▶ **Short exercise**
Only the lines from the line with "Rebuild this chart" through the line with "const traces = [];" should be copied, exactly as they appear, with both ends kept.

##### Supplied records

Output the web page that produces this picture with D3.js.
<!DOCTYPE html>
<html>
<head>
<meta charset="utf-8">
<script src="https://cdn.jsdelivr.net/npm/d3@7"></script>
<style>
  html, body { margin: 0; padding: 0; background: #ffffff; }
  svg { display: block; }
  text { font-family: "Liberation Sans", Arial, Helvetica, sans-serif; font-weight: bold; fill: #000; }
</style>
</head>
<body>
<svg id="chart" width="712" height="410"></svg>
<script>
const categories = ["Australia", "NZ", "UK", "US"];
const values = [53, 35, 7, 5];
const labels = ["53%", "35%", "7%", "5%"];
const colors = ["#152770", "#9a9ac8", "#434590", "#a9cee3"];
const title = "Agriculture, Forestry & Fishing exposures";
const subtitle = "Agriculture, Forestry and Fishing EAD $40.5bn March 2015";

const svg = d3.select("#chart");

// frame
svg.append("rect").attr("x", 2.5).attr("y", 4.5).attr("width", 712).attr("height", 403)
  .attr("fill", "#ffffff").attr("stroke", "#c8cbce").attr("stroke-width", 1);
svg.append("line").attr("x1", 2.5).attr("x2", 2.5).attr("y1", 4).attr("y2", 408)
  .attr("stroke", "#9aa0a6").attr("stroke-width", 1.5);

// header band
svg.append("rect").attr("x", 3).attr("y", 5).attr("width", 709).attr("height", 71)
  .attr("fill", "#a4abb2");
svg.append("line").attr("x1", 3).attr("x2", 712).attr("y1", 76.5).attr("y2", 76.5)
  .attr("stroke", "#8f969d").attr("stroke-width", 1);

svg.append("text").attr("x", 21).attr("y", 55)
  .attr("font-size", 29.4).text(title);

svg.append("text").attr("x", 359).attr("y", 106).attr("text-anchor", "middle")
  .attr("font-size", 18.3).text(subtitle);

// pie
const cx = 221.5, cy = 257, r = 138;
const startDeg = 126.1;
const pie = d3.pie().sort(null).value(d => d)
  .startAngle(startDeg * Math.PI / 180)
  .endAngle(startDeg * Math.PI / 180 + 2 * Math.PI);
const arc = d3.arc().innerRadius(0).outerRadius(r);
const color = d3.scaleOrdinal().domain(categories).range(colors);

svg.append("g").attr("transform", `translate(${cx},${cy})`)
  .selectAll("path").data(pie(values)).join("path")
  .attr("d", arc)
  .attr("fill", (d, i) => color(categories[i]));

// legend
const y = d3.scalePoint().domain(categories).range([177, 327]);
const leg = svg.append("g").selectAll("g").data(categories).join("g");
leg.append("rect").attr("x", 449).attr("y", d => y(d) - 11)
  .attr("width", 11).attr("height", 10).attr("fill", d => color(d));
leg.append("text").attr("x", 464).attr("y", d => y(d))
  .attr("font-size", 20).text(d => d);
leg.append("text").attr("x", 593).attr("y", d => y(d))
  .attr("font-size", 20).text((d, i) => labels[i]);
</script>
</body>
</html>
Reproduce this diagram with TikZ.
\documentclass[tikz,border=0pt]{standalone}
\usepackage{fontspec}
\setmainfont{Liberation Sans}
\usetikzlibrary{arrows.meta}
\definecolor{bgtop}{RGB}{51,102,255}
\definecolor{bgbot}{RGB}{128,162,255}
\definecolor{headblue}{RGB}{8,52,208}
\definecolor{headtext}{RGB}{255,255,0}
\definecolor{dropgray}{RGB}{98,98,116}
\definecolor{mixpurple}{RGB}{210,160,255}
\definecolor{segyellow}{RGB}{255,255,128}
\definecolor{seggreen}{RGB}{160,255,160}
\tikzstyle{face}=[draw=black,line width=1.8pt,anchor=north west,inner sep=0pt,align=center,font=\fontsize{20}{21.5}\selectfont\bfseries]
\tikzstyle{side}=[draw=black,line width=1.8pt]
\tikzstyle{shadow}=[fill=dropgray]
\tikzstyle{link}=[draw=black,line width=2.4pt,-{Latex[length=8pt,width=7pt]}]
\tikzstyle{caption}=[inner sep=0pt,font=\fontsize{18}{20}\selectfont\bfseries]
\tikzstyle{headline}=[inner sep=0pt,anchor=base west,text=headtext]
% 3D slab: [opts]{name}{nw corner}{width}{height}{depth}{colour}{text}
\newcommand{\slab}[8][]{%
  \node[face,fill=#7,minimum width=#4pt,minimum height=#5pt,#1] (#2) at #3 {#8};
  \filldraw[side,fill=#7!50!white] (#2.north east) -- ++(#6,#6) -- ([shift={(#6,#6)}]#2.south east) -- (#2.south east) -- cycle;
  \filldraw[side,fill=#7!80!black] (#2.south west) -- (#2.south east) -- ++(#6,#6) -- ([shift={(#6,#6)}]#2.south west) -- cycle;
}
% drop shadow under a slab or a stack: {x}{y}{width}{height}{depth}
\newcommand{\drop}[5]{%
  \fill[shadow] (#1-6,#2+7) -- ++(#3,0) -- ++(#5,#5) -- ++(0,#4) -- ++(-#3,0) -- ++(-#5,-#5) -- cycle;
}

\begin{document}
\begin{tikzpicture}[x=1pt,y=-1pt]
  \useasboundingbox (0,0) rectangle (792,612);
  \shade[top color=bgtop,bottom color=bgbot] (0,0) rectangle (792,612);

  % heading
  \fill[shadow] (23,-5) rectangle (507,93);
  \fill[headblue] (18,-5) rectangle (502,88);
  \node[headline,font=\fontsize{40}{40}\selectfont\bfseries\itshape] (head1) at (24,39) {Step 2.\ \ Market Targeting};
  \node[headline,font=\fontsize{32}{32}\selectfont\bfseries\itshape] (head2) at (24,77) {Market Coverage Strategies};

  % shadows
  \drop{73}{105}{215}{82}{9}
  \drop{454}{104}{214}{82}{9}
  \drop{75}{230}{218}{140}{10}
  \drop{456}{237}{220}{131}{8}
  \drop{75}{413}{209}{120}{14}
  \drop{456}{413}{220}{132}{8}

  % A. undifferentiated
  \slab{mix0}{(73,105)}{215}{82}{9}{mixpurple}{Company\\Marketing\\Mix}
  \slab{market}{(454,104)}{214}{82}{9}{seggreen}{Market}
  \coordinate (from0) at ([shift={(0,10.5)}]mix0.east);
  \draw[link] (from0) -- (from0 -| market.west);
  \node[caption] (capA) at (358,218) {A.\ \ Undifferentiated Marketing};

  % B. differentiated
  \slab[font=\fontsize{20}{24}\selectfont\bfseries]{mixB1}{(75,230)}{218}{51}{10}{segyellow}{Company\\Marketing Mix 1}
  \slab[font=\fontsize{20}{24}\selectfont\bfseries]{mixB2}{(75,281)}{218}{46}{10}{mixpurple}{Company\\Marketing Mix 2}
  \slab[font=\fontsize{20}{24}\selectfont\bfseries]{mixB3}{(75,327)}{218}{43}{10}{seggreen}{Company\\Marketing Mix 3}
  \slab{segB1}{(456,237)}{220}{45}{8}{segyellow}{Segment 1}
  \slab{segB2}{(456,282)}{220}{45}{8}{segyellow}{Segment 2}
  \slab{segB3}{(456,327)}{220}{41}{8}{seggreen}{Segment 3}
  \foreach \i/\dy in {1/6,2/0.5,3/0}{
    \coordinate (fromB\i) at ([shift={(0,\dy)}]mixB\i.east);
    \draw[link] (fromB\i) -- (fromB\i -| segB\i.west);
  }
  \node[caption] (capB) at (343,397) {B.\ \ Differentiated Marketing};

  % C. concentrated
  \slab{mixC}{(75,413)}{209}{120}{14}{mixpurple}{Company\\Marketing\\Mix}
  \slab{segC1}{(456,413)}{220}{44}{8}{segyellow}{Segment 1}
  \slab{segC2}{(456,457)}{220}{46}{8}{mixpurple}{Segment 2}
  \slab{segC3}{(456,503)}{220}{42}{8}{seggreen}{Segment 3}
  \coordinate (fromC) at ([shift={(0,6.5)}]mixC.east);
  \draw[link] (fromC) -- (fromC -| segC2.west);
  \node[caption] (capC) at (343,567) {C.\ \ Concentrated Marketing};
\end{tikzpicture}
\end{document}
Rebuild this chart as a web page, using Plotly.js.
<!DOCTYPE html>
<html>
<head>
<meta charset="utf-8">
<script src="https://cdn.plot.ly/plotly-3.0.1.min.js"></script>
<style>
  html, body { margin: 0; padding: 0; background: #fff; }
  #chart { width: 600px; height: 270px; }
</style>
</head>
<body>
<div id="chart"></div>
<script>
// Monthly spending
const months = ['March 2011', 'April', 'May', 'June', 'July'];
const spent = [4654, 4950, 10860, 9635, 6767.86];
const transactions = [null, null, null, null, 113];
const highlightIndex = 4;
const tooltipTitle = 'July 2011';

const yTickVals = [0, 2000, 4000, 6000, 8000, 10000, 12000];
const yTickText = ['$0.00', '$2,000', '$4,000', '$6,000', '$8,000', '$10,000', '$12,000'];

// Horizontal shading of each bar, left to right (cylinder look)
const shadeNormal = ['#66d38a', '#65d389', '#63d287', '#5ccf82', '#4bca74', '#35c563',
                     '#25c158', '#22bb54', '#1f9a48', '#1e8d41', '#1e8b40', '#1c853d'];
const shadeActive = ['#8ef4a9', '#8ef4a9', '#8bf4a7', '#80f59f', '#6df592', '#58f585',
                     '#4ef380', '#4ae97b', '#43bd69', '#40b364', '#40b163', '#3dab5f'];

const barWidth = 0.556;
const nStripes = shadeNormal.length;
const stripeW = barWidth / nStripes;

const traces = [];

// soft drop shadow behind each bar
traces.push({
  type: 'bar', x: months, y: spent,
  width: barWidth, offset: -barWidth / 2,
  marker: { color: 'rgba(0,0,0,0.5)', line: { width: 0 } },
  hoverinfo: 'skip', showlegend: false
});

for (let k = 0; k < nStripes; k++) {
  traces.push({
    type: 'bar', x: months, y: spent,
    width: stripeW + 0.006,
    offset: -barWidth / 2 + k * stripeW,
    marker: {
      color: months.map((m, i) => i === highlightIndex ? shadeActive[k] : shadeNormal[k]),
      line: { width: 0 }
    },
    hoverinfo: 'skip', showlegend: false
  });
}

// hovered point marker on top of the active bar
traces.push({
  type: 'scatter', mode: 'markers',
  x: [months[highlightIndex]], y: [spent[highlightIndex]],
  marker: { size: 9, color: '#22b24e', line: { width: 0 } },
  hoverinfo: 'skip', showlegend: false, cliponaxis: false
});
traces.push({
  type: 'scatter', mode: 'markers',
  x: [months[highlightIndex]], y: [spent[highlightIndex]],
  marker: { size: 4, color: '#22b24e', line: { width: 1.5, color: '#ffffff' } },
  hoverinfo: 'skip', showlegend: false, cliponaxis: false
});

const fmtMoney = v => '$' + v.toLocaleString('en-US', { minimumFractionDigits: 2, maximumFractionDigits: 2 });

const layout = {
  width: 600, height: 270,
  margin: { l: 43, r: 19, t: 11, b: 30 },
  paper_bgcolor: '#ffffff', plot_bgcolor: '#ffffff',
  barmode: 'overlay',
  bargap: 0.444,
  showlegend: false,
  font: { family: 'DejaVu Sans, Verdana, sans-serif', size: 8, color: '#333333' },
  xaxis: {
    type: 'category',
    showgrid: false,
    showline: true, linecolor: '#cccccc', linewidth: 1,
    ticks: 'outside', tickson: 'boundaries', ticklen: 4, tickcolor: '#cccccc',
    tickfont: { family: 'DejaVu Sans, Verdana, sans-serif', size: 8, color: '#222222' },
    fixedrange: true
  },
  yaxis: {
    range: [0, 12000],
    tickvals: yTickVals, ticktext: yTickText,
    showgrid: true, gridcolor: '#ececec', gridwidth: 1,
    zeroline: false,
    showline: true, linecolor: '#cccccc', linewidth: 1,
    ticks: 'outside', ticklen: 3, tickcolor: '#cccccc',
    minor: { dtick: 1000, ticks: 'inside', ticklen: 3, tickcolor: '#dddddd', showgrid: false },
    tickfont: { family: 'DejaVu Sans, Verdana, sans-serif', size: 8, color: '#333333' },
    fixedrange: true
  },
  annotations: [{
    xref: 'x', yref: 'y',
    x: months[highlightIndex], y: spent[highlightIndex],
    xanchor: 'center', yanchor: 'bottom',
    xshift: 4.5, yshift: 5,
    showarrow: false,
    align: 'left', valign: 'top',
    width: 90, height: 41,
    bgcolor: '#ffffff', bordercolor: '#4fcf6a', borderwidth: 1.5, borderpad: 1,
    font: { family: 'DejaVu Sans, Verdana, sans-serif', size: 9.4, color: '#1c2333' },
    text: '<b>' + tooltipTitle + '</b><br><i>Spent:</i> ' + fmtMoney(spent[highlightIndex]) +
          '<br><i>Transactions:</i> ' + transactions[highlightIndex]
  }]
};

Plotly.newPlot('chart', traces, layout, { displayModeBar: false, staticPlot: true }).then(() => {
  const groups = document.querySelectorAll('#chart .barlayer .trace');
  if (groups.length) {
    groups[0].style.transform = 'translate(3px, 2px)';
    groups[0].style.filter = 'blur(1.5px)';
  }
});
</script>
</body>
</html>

##########

▶ **Exercise solution**
Rebuild this chart as a web page, using Plotly.js.
<!DOCTYPE html>
<html>
<head>
<meta charset="utf-8">
<script src="https://cdn.plot.ly/plotly-3.0.1.min.js"></script>
<style>
  html, body { margin: 0; padding: 0; background: #fff; }
  #chart { width: 600px; height: 270px; }
</style>
</head>
<body>
<div id="chart"></div>
<script>
// Monthly spending
const months = ['March 2011', 'April', 'May', 'June', 'July'];
const spent = [4654, 4950, 10860, 9635, 6767.86];
const transactions = [null, null, null, null, 113];
const highlightIndex = 4;
const tooltipTitle = 'July 2011';

const yTickVals = [0, 2000, 4000, 6000, 8000, 10000, 12000];
const yTickText = ['$0.00', '$2,000', '$4,000', '$6,000', '$8,000', '$10,000', '$12,000'];

// Horizontal shading of each bar, left to right (cylinder look)
const shadeNormal = ['#66d38a', '#65d389', '#63d287', '#5ccf82', '#4bca74', '#35c563',
                     '#25c158', '#22bb54', '#1f9a48', '#1e8d41', '#1e8b40', '#1c853d'];
const shadeActive = ['#8ef4a9', '#8ef4a9', '#8bf4a7', '#80f59f', '#6df592', '#58f585',
                     '#4ef380', '#4ae97b', '#43bd69', '#40b364', '#40b163', '#3dab5f'];

const barWidth = 0.556;
const nStripes = shadeNormal.length;
const stripeW = barWidth / nStripes;

const traces = [];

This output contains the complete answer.